Snohomish County is one of the fastest growing areas in the United States. Larger than the states of Rhode Island or Delaware, it stretches from Puget Sound to the Cascade Mountain crest, including 10,436’ Glacier Peak. Most people live in the narrow Puget Sound Lowlands. Three narrow river valleys begin in the mountains and run to the sea. The north and south forks of the Stillaguamish River drain most of the region. To the south, the Snohomish River is formed from the Skykomish, Snoqualmie, Pilchuck, and Sultan. All were named for the Native American people who lived along them and used them for transportation. They had a highly developed culture based on fishing, foraging, hunting, and trade. 

Europeans first arrived in l792. Captain George Vancouver of the British Navy landed near the present site of Everett to claim the Pacific Northwest. He named many bodies of water, including Puget Sound, Port Gardner Bay, and Port Susan. Lieutenant Charles Wilkes of the U.S. Navy later mapped this area in 1841.

Snohomish County was carved out of Island County on January 20,1861 and grew slowly during the territorial years to 1889. During this period settlements were founded at the Tulalip Indian Reservation, Snohomish, Mukilteo, Lowell, Monroe, Stanwood and Edmonds. The Great Northern Railway brought a major economic boom down the Skykomish Valley to the new industrial city of Everett in the early l890s. Index, Gold Bar, Startup, and Sultan grew because they were situated along the railway. Depression in 1893 ended this prosperity, which was followed by a recovery based on timber and farming. 

After World War II, growth quickened in the southwestern county near Seattle. Mountlake Terrace, Lynnwood, Brier, and Woodway all incorporated. In the 1960s the Boeing Company’s 747 plant near Everett and high technology industries brought major population increases to Marysville, Arlington, Lake Stevens, Mukilteo, and Mill Creek. Timber production and agriculture both declined sharply, affecting mill towns and smaller communities, including Darrington and Granite Falls. In 150 years the changes have been dramatic!
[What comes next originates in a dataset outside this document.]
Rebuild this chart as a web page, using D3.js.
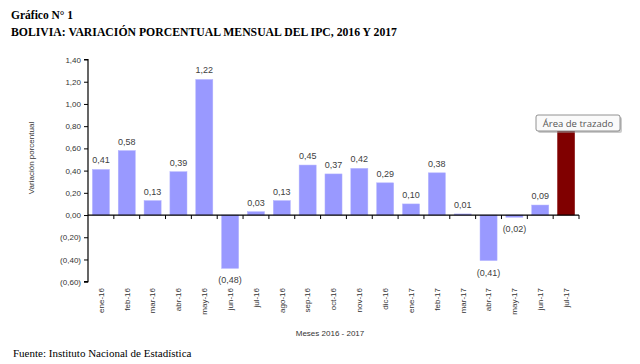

(An excerpt from the SnoCo150.net historic and cultural sites map, written and edited by David Cameron, 2010)

Snohomish Bicycle Tree

For centuries an extremely girthsome old-growth cedar tree -- reported to have measured 13 feet 9 inches across at its base, and with a circumference of 48 feet -- stood tall (in a cluster with a few cousins) at a rural spot located about a mile or so just south of the town of Snohomish. The towering natural landmark was situated on the edge of Abel Johnson’s (b. 1844) property right alongside of the dirt wagon road that led northward into town. 

Then in the late-1800s the new fad of bicycle riding became popular and that dirt road apparently became a favorite cruising route, and the giant tree presumably served as a “milestone” of sorts located at the junction of the Woodinville cutoff and the Cathcart and the Larimer’s Corners-Lowell Roads -- just yards east of today’s intersection of State Highway 9 and Marsh Road on Airport Way.

It was the Snohomish Bicycle Club’s president -- Civil War veteran, David Lewis Paramore (b. 1840) -- who is given the credit for leading the effort to make that ancient tree an unmistakable “destination” along a new cinder-lined bike path built next to the road. And it was Johnson who kindly deeded the patch of real estate to the club.